Scientific classification
- Kingdom: Plantae
- Clade: Tracheophytes
- Clade: Angiosperms
- Clade: Eudicots
- Clade: Rosids
- Order: Malpighiales
- Family: Clusiaceae
- Genus: Garcinia
- Species: G. talbotii
- Binomial name: Garcinia talbotii Raizada ex Santapau
- Synonyms: Garcinia malabarica Talbot, nom. illeg. homonym. post.; Garcinia ovalifolius var. macrantha Hook.f. ex T.Anderson;

= Garcinia talbotii =

- Genus: Garcinia
- Species: talbotii
- Authority: Raizada ex Santapau
- Conservation status: LC
- Synonyms: Garcinia malabarica Talbot, nom. illeg. homonym. post., Garcinia ovalifolius var. macrantha Hook.f. ex T.Anderson

Species of tree

Garcinia talbotii is a large tree in the family Clusiaceae and is endemic to the Western Ghats of India.

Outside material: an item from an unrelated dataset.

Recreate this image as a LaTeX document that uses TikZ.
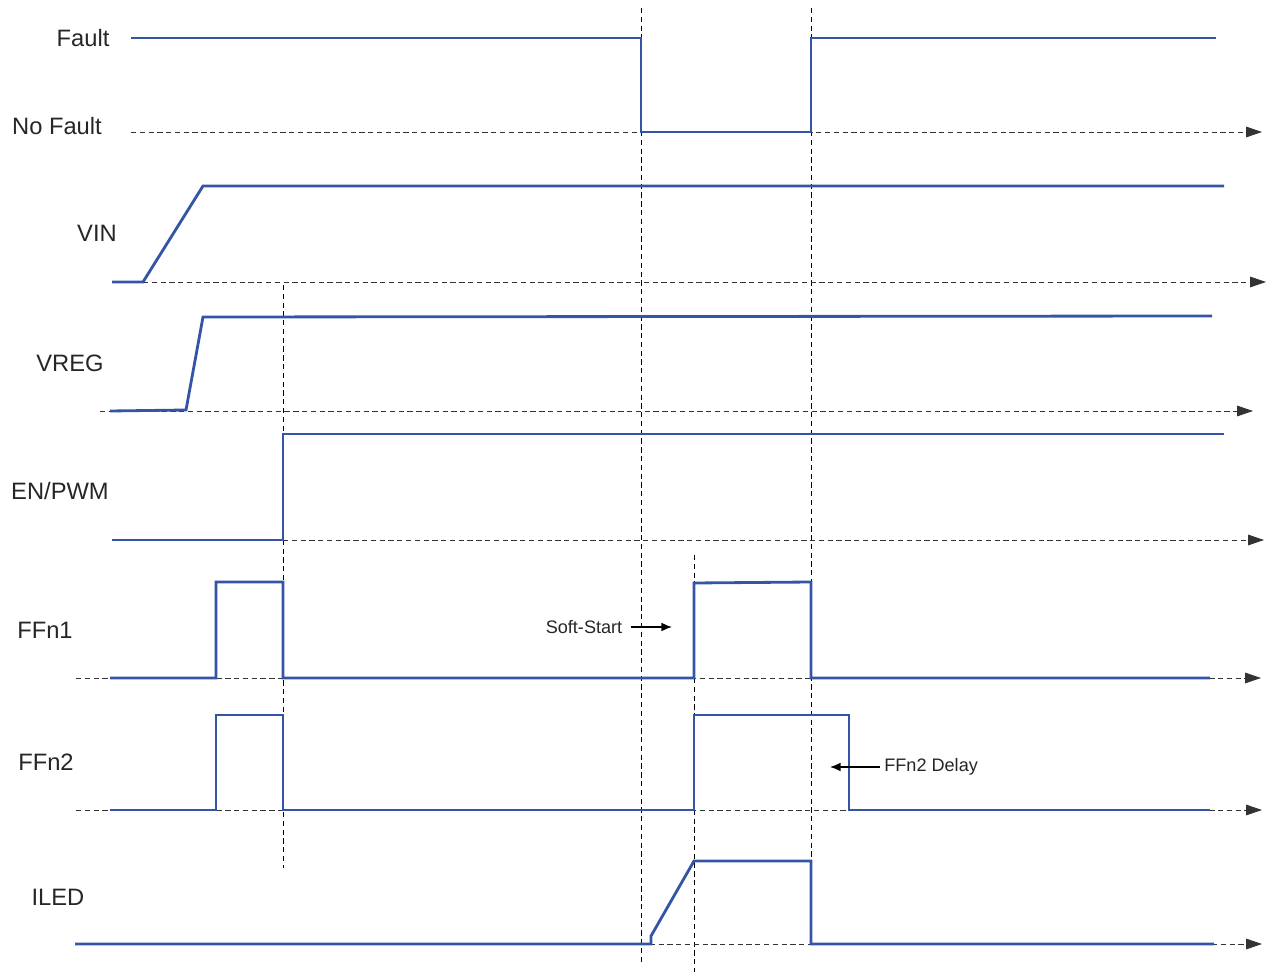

The tree has yellow latex, and can attain a height of 25 m and girth up to 2.2 m. This species was first reported from Gairsoppah Ghats in North Kanara of Karanataka district.

== Description ==
The leaves of this tree are simple and opposite. The petiole length is about 0.5-2 cm and lamina size range is 7-15 × 3-7 cm. The leaf shape can be considered as elliptic or ovate. Twelve to fifteen pairs of parallel secondary nerves can be seen on the leaves. Flowers are yellow, dioecious, and seen in axillary clusters. Fruits are globose, smooth, and 5 cm in diameter.

== Distribution ==
This is a common sub-canopy tree seen throughout the low and medium elevation evergreen forests. It's found at elevations of 250-1100 m. In India, it is distributed across Goa, Karnataka, Kerala and Maharashtra districts

== Reproduction ==
This is a dioecious tree with separate male and female plants. The flowering and fruiting of this tree occurs between January and June. Pollination is entomophilous, or cleistogamy, or allogamy.

== Uses ==
The fruits of this species are edible and are used in curries. It also yields an inferior quality yellow gum that is used in folk medicine.